However, there are still cases where the application of IST has produced only an evolutionary innovation. One of these is the management and enjoyment of cultural heritage. IST are used and applied, but the catalogues of the collections are still built up with criteria inspired by inventories and not by knowledge management. The idea of “virtual museum”, in most cases, is intended as the virtualization of a real museum. The technologies reproduce a surrogate of a physical visit deprived of the emotion of being in front of the original pieces. Of course, it has the great advantage of eliminating distances and enhancing accessibility, but at the state of the art not much more.

The article proposes a radical change in the way we treat the cultural heritage of humanity through the comprehensive and mature use of IST. The history of IST is also the proposed first application domain: it is an acknowledgement of the revolutionary nature of IST and its contribution to the management of knowledge.
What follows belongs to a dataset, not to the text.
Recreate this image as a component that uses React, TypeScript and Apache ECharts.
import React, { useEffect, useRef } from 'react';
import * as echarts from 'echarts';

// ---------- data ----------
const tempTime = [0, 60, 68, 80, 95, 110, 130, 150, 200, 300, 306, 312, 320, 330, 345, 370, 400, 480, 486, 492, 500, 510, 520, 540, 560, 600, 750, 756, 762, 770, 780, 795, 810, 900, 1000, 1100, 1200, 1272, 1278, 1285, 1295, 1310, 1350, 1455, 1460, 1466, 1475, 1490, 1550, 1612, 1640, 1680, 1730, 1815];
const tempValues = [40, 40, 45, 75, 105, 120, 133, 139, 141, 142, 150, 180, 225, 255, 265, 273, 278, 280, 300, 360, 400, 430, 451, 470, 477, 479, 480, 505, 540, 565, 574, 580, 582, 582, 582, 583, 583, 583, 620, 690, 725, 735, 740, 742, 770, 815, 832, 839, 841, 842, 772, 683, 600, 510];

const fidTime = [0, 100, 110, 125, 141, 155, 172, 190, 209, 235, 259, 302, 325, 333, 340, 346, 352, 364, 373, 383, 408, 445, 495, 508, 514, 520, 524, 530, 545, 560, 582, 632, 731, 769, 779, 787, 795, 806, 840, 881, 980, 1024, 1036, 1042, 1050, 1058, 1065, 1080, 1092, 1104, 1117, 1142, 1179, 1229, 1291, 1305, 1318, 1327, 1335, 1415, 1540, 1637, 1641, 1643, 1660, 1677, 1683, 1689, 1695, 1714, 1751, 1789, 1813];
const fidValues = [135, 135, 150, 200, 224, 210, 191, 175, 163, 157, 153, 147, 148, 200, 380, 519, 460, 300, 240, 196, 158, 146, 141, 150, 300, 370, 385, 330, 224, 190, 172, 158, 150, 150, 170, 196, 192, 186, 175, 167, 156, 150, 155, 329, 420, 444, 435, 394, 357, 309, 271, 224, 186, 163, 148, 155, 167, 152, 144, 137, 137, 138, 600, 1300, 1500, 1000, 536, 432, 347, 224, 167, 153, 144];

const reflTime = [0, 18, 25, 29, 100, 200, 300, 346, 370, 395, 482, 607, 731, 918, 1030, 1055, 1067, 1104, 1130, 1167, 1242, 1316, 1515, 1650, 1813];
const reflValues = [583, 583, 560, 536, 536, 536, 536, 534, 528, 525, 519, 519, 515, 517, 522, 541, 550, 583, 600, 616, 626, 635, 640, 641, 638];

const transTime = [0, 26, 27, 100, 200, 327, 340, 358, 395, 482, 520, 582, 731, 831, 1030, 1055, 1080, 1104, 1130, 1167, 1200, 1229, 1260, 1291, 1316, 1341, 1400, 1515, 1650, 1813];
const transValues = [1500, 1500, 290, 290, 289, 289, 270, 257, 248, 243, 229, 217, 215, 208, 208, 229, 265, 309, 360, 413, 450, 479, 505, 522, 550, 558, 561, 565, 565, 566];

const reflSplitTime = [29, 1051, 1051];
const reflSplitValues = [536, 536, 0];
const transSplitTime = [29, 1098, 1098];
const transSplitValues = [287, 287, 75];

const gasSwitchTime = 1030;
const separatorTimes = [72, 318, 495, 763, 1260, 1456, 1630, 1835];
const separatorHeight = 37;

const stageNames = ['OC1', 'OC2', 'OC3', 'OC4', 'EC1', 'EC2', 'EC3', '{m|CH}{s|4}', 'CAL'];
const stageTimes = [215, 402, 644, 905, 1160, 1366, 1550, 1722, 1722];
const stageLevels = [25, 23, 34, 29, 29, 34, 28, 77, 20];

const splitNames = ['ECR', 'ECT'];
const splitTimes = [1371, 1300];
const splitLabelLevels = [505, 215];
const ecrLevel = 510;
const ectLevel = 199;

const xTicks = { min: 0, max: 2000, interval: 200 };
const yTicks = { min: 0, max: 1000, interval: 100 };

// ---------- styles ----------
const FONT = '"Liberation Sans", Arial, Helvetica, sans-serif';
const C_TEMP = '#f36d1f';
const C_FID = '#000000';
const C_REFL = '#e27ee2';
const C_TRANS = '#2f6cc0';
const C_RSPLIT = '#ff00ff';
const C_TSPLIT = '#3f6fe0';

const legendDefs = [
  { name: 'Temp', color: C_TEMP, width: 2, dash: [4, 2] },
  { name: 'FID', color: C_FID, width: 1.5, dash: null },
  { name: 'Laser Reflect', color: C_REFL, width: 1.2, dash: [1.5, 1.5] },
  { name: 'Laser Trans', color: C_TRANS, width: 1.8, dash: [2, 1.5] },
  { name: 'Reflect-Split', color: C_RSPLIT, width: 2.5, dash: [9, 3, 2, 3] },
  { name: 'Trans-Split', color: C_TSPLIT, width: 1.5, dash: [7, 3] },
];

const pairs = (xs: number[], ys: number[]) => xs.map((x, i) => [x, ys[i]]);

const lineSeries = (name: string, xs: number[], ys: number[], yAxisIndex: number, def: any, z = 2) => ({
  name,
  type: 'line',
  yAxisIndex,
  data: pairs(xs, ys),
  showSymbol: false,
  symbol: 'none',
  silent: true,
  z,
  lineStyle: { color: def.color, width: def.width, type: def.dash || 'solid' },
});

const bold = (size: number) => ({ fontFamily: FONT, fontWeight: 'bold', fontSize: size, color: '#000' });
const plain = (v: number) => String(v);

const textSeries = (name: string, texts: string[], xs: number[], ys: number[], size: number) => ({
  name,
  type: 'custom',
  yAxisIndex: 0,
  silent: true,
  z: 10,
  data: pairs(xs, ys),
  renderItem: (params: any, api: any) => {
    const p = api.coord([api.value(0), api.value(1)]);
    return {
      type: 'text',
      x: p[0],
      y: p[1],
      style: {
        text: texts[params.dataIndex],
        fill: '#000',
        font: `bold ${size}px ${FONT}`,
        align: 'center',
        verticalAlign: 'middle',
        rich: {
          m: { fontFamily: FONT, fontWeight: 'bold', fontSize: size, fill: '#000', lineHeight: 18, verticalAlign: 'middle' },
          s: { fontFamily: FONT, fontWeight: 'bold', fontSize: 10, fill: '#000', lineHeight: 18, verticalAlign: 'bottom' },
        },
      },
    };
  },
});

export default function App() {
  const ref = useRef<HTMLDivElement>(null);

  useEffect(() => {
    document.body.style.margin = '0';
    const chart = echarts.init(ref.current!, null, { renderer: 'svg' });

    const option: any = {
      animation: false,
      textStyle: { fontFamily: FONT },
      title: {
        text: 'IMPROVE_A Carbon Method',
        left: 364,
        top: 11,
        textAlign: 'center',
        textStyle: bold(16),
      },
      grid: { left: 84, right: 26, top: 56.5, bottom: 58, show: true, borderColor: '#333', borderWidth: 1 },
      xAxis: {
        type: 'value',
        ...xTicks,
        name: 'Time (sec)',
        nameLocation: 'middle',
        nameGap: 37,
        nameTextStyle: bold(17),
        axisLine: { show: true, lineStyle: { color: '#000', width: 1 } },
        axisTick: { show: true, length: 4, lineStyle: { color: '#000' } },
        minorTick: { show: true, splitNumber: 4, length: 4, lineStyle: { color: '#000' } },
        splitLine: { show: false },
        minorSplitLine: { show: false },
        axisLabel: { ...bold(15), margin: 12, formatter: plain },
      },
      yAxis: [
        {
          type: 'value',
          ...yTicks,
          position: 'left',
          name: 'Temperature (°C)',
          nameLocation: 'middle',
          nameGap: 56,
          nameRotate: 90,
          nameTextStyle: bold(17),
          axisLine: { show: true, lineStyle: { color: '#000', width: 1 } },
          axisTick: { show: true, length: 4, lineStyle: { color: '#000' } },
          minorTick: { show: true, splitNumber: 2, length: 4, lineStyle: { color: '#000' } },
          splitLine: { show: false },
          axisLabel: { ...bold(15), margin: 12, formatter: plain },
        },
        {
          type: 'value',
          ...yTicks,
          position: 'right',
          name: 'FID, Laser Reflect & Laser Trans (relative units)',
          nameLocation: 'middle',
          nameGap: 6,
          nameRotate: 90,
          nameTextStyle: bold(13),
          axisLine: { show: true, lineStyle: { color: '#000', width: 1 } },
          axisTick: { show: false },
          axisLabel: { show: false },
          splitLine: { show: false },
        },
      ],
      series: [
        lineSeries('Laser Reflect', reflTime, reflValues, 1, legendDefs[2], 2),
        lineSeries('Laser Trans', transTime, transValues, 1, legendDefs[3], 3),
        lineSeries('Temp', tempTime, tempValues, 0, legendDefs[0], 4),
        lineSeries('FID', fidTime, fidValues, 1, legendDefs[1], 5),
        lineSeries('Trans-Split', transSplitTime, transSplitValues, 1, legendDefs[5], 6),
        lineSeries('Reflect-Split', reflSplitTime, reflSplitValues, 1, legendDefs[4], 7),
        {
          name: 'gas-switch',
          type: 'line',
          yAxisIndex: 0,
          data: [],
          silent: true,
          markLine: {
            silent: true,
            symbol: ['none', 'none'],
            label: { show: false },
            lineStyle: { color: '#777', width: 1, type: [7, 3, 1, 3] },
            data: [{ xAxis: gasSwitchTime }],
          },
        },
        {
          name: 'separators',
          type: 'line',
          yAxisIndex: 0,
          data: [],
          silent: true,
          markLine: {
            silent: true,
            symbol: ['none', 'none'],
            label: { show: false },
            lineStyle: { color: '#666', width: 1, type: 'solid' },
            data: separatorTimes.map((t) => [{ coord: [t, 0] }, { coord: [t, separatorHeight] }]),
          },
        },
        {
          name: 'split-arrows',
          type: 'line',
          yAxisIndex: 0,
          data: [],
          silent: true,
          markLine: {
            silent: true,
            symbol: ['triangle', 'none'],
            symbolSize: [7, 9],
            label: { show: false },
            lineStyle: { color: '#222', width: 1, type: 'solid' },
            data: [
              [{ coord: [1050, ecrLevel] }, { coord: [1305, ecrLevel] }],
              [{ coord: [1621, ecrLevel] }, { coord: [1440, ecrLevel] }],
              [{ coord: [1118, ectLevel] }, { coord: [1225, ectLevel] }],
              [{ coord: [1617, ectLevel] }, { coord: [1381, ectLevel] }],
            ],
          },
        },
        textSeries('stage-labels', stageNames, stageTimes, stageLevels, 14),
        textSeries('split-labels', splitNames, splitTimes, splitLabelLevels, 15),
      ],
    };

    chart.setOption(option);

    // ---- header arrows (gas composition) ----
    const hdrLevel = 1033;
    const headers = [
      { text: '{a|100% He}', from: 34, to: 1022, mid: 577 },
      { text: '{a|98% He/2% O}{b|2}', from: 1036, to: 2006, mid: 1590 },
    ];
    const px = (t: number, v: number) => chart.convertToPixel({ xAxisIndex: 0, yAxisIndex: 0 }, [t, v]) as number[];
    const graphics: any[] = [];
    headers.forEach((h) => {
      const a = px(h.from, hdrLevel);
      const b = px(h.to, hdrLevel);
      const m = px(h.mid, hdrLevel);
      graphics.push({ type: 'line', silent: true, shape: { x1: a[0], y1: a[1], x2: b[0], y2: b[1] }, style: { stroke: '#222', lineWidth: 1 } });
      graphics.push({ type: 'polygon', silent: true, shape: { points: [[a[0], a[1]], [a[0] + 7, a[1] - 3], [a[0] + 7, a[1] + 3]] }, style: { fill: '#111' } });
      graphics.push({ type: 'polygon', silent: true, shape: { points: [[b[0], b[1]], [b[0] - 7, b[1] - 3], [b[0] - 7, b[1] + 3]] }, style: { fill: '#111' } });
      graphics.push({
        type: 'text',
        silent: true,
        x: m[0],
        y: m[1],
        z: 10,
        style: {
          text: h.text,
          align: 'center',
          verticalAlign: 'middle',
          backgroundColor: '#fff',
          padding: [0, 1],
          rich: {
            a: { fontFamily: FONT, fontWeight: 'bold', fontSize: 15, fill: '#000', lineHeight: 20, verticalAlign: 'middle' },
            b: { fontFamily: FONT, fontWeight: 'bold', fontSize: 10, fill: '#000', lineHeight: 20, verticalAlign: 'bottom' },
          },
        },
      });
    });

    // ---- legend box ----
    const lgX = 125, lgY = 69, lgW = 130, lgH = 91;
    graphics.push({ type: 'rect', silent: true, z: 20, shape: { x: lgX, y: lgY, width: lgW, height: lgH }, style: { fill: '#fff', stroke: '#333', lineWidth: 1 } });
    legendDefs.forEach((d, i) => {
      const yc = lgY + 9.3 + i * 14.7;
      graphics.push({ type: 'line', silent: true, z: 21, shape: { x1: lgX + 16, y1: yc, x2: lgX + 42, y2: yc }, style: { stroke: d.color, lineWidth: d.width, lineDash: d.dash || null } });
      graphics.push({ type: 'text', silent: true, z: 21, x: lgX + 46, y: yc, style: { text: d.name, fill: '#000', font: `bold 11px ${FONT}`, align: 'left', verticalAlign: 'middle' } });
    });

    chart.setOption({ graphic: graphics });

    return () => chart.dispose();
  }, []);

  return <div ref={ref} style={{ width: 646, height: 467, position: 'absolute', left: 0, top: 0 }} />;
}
The historical information preserved, mainly but not exclusively, by museums are collected in a single Knowledge Base (KB). In addition to the data of the pieces in the collections, the KB maintains and makes explicit the relations between pieces, hardware and software products, companies, scientists and inventors, documentation, events, and more. The KB is shared: it facilitates the work of museum keepers and provides the historians with a powerful research tool. The KB is public and, for researchers and enthusiasts, is an authoritative source of references.
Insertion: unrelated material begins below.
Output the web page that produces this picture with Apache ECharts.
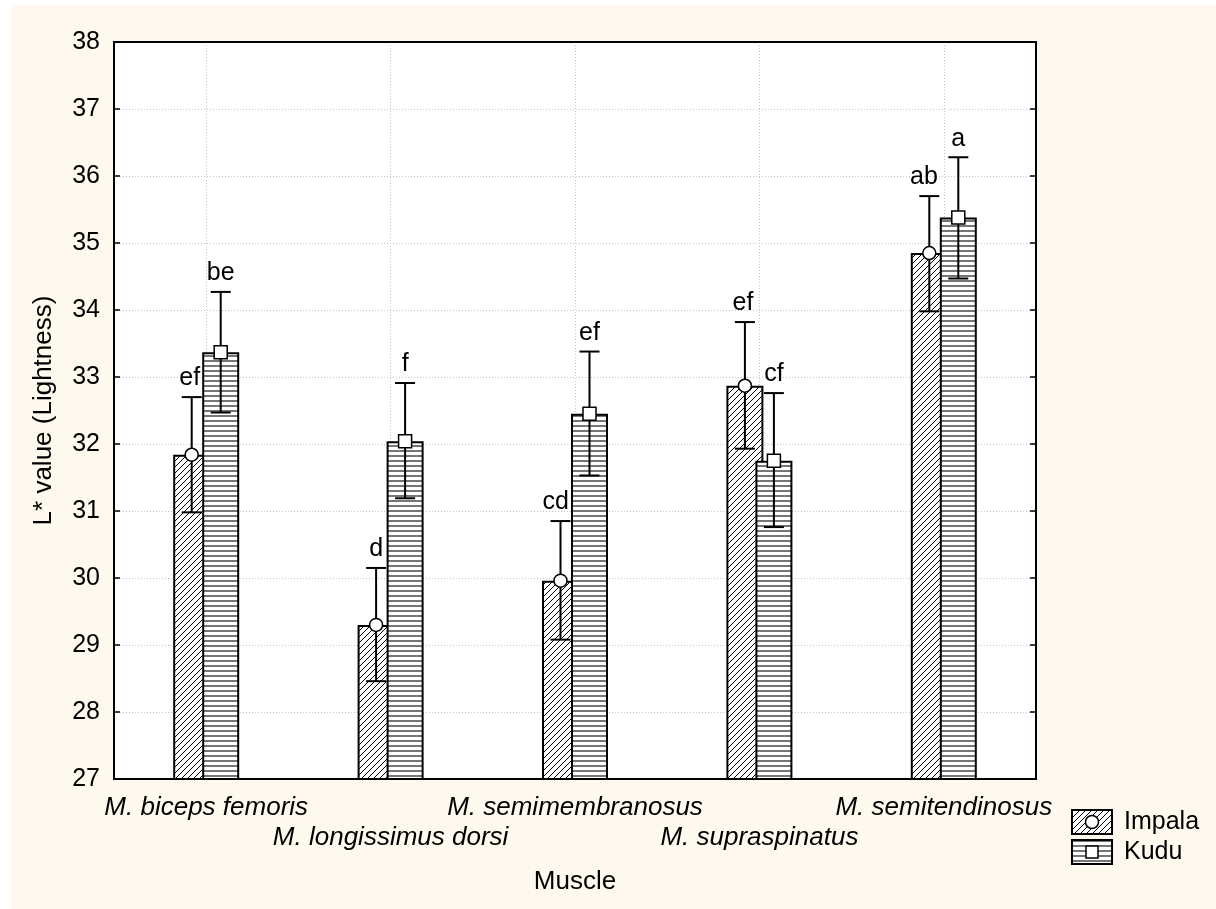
<!DOCTYPE html>
<html><head><meta charset="utf-8">
<script src="https://cdn.jsdelivr.net/npm/echarts@6/dist/echarts.min.js"></script>
<style>html,body{margin:0;padding:0;background:#fff}#c{width:1216px;height:909px}</style>
</head><body><div id="c"></div>
<script>
// ---------- data ----------
const categories = ['M. biceps femoris', 'M. longissimus dorsi', 'M. semimembranosus', 'M. supraspinatus', 'M. semitendinosus'];
const seriesNames = ['Impala', 'Kudu'];
const impalaMean = [31.84, 29.30, 29.96, 32.87, 34.85];
const impalaLow  = [30.98, 28.46, 29.08, 31.93, 33.98];
const impalaHigh = [32.70, 30.15, 30.85, 33.82, 35.70];
const kuduMean   = [33.37, 32.04, 32.45, 31.75, 35.38];
const kuduLow    = [32.47, 31.19, 31.53, 30.76, 34.47];
const kuduHigh   = [34.27, 32.91, 33.38, 32.76, 36.28];
const impalaLetters = ['ef', 'd', 'cd', 'ef', 'ab'];
const kuduLetters   = ['be', 'f', 'ef', 'cf', 'a'];
const yMin = 27, yMax = 38, yStep = 1;
const xTitle = 'Muscle';
const yTitle = 'L* value (Lightness)';

// ---------- styles ----------
const FONT = '"Liberation Sans", Arial, sans-serif';
const BAR_W = 37, HALF_SEP = 14.5, CAP = 10;

function hatchCanvas() {
  const s = 6, c = document.createElement('canvas'); c.width = s; c.height = s;
  const g = c.getContext('2d');
  g.fillStyle = '#fff'; g.fillRect(0, 0, s, s);
  g.strokeStyle = '#000'; g.lineWidth = 1;
  g.beginPath();
  g.moveTo(-1, s + 1); g.lineTo(s + 1, -1);
  g.moveTo(-1, 1); g.lineTo(1, -1);
  g.moveTo(s - 1, s + 1); g.lineTo(s + 1, s - 1);
  g.stroke();
  return c;
}
function linesCanvas() {
  const c = document.createElement('canvas'); c.width = 5; c.height = 5;
  const g = c.getContext('2d');
  g.fillStyle = '#fff'; g.fillRect(0, 0, 5, 5);
  g.fillStyle = '#767676'; g.fillRect(0, 0, 5, 2);
  return c;
}
const hatchPat = { image: hatchCanvas(), repeat: 'repeat' };
const linePat = { image: linesCanvas(), repeat: 'repeat' };

const mctx = document.createElement('canvas').getContext('2d');
mctx.font = '25px ' + FONT;
function textW(t) { return mctx.measureText(t).width; }

function errSeries(kind, means, lows, highs, letters) {
  const isImp = kind === seriesNames[0];
  return {
    type: 'custom', name: kind + ' err', z: 5, clip: false,
    encode: { x: 0, y: 1 },
    data: means.map((m, i) => [i, m, lows[i], highs[i]]),
    renderItem(params, api) {
      const i = api.value(0);
      const c = api.coord([i, api.value(1)]);
      const lo = api.coord([i, api.value(2)])[1];
      const hi = api.coord([i, api.value(3)])[1];
      const cx = c[0] + (isImp ? -HALF_SEP : HALF_SEP);
      const my = c[1];
      const ls = { stroke: '#000', lineWidth: 2 };
      const txt = letters[params.dataIndex];
      let tx = cx;
      if (isImp) {
        const kuduLeft = c[0] + HALF_SEP - BAR_W / 2;
        tx = Math.min(cx, kuduLeft - 2 - textW(txt) / 2);
      }
      const children = [
        { type: 'line', shape: { x1: cx, y1: lo, x2: cx, y2: hi }, style: ls },
        { type: 'line', shape: { x1: cx - CAP, y1: lo, x2: cx + CAP, y2: lo }, style: ls },
        { type: 'line', shape: { x1: cx - CAP, y1: hi, x2: cx + CAP, y2: hi }, style: ls },
        isImp
          ? { type: 'circle', shape: { cx: cx, cy: my, r: 6.5 }, style: { fill: '#fff', stroke: '#000', lineWidth: 1.5 } }
          : { type: 'rect', shape: { x: cx - 6.5, y: my - 6.5, width: 13, height: 13 }, style: { fill: '#fff', stroke: '#000', lineWidth: 1.5 } },
        { type: 'text', style: { text: txt, x: tx, y: hi - 18.5, align: 'center', verticalAlign: 'middle', fontSize: 25, fontFamily: FONT, fill: '#000' } }
      ];
      return { type: 'group', children };
    }
  };
}

const chart = echarts.init(document.getElementById('c'), null, { renderer: 'canvas' });

const legendItems = [];
seriesNames.forEach((nm, k) => {
  const y0 = 810 + k * 30;
  legendItems.push({
    type: 'rect', z: 20, shape: { x: 1072, y: y0, width: 40, height: 24 },
    style: { fill: k === 0 ? hatchPat : linePat, stroke: '#000', lineWidth: 2 }
  });
  legendItems.push(k === 0
    ? { type: 'circle', z: 21, shape: { cx: 1092, cy: y0 + 12, r: 6.5 }, style: { fill: '#fff', stroke: '#000', lineWidth: 1.5 } }
    : { type: 'rect', z: 21, shape: { x: 1086, y: y0 + 6, width: 12, height: 12 }, style: { fill: '#fff', stroke: '#000', lineWidth: 1.5 } });
  legendItems.push({
    type: 'text', z: 20, style: { text: nm, x: 1124, y: y0 + 12, verticalAlign: 'middle', fontSize: 25, fontFamily: FONT, fill: '#000' }
  });
});

chart.setOption({
  backgroundColor: '#fff',
  animation: false,
  textStyle: { fontFamily: FONT },
  graphic: [
    { type: 'rect', z: -10, silent: true, shape: { x: 10, y: 5, width: 1206, height: 904 }, style: { fill: '#fdf9ef' } },
    ...legendItems
  ],
  grid: { left: 114, top: 42, right: 180, bottom: 130, show: true, backgroundColor: '#fff', borderColor: '#000', borderWidth: 2, containLabel: false },
  xAxis: [{
    type: 'category', data: categories, position: 'bottom',
    axisLine: { lineStyle: { color: '#000', width: 2 } },
    axisTick: { inside: true, length: 4, alignWithLabel: true, lineStyle: { color: '#000', width: 1.5 } },
    splitLine: { show: true, alignWithLabel: true, lineStyle: { color: '#c4c4c4', type: [1, 2], width: 1 } },
    axisLabel: {
      interval: 0, color: '#000', fontSize: 26, fontStyle: 'italic', fontFamily: FONT, lineHeight: 30, margin: 14,
      formatter: (v, i) => (i % 2 ? '\n' + v : v)
    },
    name: xTitle, nameLocation: 'middle', nameGap: 90,
    nameTextStyle: { color: '#000', fontSize: 26, lineHeight: 26, fontFamily: FONT }
  }, {
    type: 'category', data: categories, position: 'top',
    axisLine: { lineStyle: { color: '#000', width: 2 } },
    axisTick: { inside: true, length: 4, alignWithLabel: true, lineStyle: { color: '#000', width: 1.5 } },
    axisLabel: { show: false }, splitLine: { show: false }
  }],
  yAxis: [{
    type: 'value', min: yMin, max: yMax, interval: yStep, position: 'left',
    axisLine: { show: true, lineStyle: { color: '#000', width: 2 } },
    axisTick: { show: true, inside: true, length: 6, lineStyle: { color: '#000', width: 1.5 } },
    splitLine: { show: true, lineStyle: { color: '#c4c4c4', type: [1, 2], width: 1 } },
    axisLabel: { color: '#000', fontSize: 25, fontFamily: FONT, margin: 14 },
    name: yTitle, nameLocation: 'middle', nameGap: 57, nameRotate: 90,
    nameTextStyle: { color: '#000', fontSize: 26, lineHeight: 26, fontFamily: FONT }
  }, {
    type: 'value', min: yMin, max: yMax, interval: yStep, position: 'right',
    axisLine: { show: true, lineStyle: { color: '#000', width: 2 } },
    axisTick: { show: true, inside: true, length: 6, lineStyle: { color: '#000', width: 1.5 } },
    splitLine: { show: false }, axisLabel: { show: false }
  }],
  series: [
    {
      type: 'bar', name: seriesNames[0], data: impalaMean, barWidth: BAR_W, barGap: '-21.6%', z: 2,
      itemStyle: { color: hatchPat, borderColor: '#000', borderWidth: 2 }
    },
    {
      type: 'bar', name: seriesNames[1], data: kuduMean, barWidth: BAR_W, barGap: '-21.6%', z: 3,
      itemStyle: { color: linePat, borderColor: '#000', borderWidth: 2 }
    },
    errSeries(seriesNames[0], impalaMean, impalaLow, impalaHigh, impalaLetters),
    errSeries(seriesNames[1], kuduMean, kuduLow, kuduHigh, kuduLetters)
  ]
});
</script></body></html>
The KB is the “virtual warehouse” of the Global Virtual Museum of Information Science & Technology. Using the KB as a source, new virtual exhibitions can be built: they do not surrogate the visits to museums, instead they offer new discovery pathways across the whole heritage of IST history. The intrigued visitor can navigate the KB, exploring all details and going beyond the physical location of collections. In traditional exhibitions the KB enhances the visitor experience by making accessible all the information that surrounds the physical relics.

This paper is organized as follows. In Sect. 2 we discuss how the physical approach to conservation of relics naturally leads to localized collections. In Sect. 3 we introduce the new proposed approach, which fully exploits IST to radically change the way the knowledge of cultural heritage should be globally managed. Section 4, using IST history as a case study, outlines how our proposal relies on a KB. In Sect. 5 a practical example is given to show how navigating a KB can lead to discover all the complexity of IST history. Section 6 shows how basic technologies are already in place, thus giving evidence of the technical feasibility of the project. Conclusions also address the viability of the idea as a sustainable project.
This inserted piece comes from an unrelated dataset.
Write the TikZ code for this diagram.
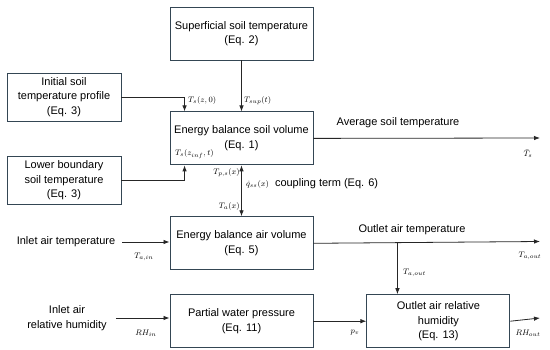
\documentclass[tikz,border=0pt]{standalone}
\usepackage{fontspec}
\setsansfont{Liberation Sans}
\usepackage{amsmath}
\usetikzlibrary{positioning,arrows.meta}
\definecolor{boxline}{RGB}{52,70,84}

\begin{document}
\begin{tikzpicture}[
  x=1pt, y=-1pt,
  font=\sffamily\fontsize{11}{14.5}\selectfont,
  box/.style={draw=boxline, line width=0.9pt, align=center, minimum width=143pt, minimum height=53pt, inner sep=2pt},
  sbox/.style={box, minimum width=114pt, minimum height=48pt},
  txt/.style={align=center, inner sep=1pt},
  lab/.style={inner sep=0pt, font=\fontsize{8.5}{9}\selectfont},
  arr/.style={-{Latex[length=6pt,width=4.5pt]}, line width=0.8pt, black!85}
]
\useasboundingbox (0,0) rectangle (550,350);
\node[box] (sup) at (241.5,33.5) {Superficial soil temperature\\(Eq. 2)};
\node[box, below=51pt of sup] (soil) {Energy balance soil volume\\(Eq. 1)};
\node[box, below=51pt of soil] (air) {Energy balance air volume\\(Eq. 5)};
\node[box, below=24pt of air] (pwp) {Partial water pressure\\(Eq. 11)};
\node[box, right=53pt of pwp] (rh) {Outlet air relative\\humidity\\(Eq. 13)};
\node[sbox] (init) at (64,97) {Initial soil\\temperature profile\\(Eq. 3)};
\node[sbox] (lowb) at (64,180.5) {Lower boundary\\soil temperature\\(Eq. 3)};
\node[txt] (tin) at (66,242) {Inlet air temperature};
\node[txt] (rhin) at (67,318) {Inlet air\\relative humidity};
\coordinate (avgend) at (540,138);
\coordinate (toutend) at (540,241.5);
\coordinate (rhend) at (540,318);
% connectors
\draw[arr] (sup) -- (soil);
\draw[arr] (init.east) -| ([xshift=15pt]soil.north west);
\draw[arr] (lowb.east) -| ([xshift=15pt]soil.south west);
\draw[arr, {Latex[length=6pt,width=4.5pt]}-{Latex[length=6pt,width=4.5pt]}] (soil) -- (air);
\draw[arr] (soil.east) -- (avgend);
\draw[arr] ([xshift=6pt]tin.east) -- (tin.east -| air.west);
\draw[arr] ([xshift=8pt]rhin.east) -- (rhin.east -| pwp.west);
\draw[arr] (air.east) -- (toutend);
\draw[arr] ([xshift=31pt]rh.north west |- air.east) -- ([xshift=31pt]rh.north west);
\draw[arr] (pwp) -- (rh);
\draw[arr] (rh.east) -- (rhend);
% labels
\node[lab, anchor=west] (lTsz) at (188,101) {$T_s(z,0)$};
\node[lab, anchor=west] (lTsup) at (244,101) {$T_{sup}(t)$};
\node[lab, anchor=west] (lTinf) at (175,154) {$T_s(z_{inf},t)$};
\node[lab, anchor=east] (lTps) at (240,173) {$T_{p,s}(x)$};
\node[txt, anchor=west] (lq) at (245,184) {{\fontsize{8.5}{9}\selectfont$\dot q_{ss}(x)$}\ \ coupling term (Eq. 6)};
\node[lab, anchor=east] (lTa) at (240,207) {$T_a(x)$};
\node[txt] (lavg) at (398,123) {Average soil temperature};
\node[lab] (lTbar) at (528,154) {$\bar T_s$};
\node[txt] (lout) at (412,230) {Outlet air temperature};
\node[lab] (lTaout) at (530,256) {$T_{a,out}$};
\node[lab, anchor=west] (lTaout2) at (403,273) {$T_{a,out}$};
\node[lab] (lTain) at (144,257) {$T_{a,in}$};
\node[lab] (lRHin) at (146,333) {$RH_{in}$};
\node[lab] (lpv) at (355,333) {$p_v$};
\node[lab] (lRHout) at (528,333) {$RH_{out}$};
\end{tikzpicture}
\end{document}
2 Localization vs Internationalization: IST as a Case Study

The preservation of cultural heritage is traditionally local: the monuments rarely move and museums tend to keep relics related to their territory. Consequently, the way we enjoy cultural heritage is likewise localized: we must go to Siena to see, let’s say, the “Majesty” by Simone Martini. Yet, even in the Middle Ages, Simone Martini’s work was part of an international movement – the Gothic painting – originated in England and France, passed through Germany and finally arrived in Italy in the time frame of less than a century.

Despite culture bring international, the traces it leaves, being physical, are subject to the law of Newton and tend to stay where they are; indeed, we perceive as unnatural their displacement – with subsequent instances for restitution.

The same applies to the IST history. The places where the relics are preserved often coincide with the places of origin, but their stories have a broader extent.

Consider for example the very first mechanical calculators. Blaise Pascal (French) left us several Pascalines, most of which are now in Paris [1]. Gottfried Leibniz (German) was well acquainted of Pascal’s work when he built his Rechenmaschine. The very first prototype was presented in Great Britain at the Royal Society of London; two others machines were made, but only the second has survived and it is preserved in Hannover [2]. From Pascal’s Pascaline also derive the machines made by Tito Burattini (Italian) and those by Samuel Morland (English). The first had probably studied Pascal’s calculator while attending the court of King Władysław IV of Poland, the latter when he was on a diplomatic mission to the court of Queen Christina of Sweden – Pascal promoted his work by giving samples of his machine to royal families interested in things of science. Wanting to see a specimen of Burattini’s or a Morland’s, suggested sites are Florence [3] and London [4].

Coming to more recent times, the first electronic computers were bulky and unique or produced in small numbers. When the original machines still survive, they remain in their home areas. Reconstructions are also made locally: it is natural and correct that replicas like the Manchester Baby [5] or the Colossus [6] are in their respective places of origin.

With personal computers IST has definitely become an international consumer market. Collections of PCs show usually a high grade of internationalization. Yet, when focusing on less known machines, it is still much likely meeting strong localization: there is a wealth of Acorn PCs at Bletchley Park [6] and at Cambridge [7] as well as there are many Olivetti PCs in Ivrea [8]. There is even an innate interest in preserving the relics where the producing firms are located.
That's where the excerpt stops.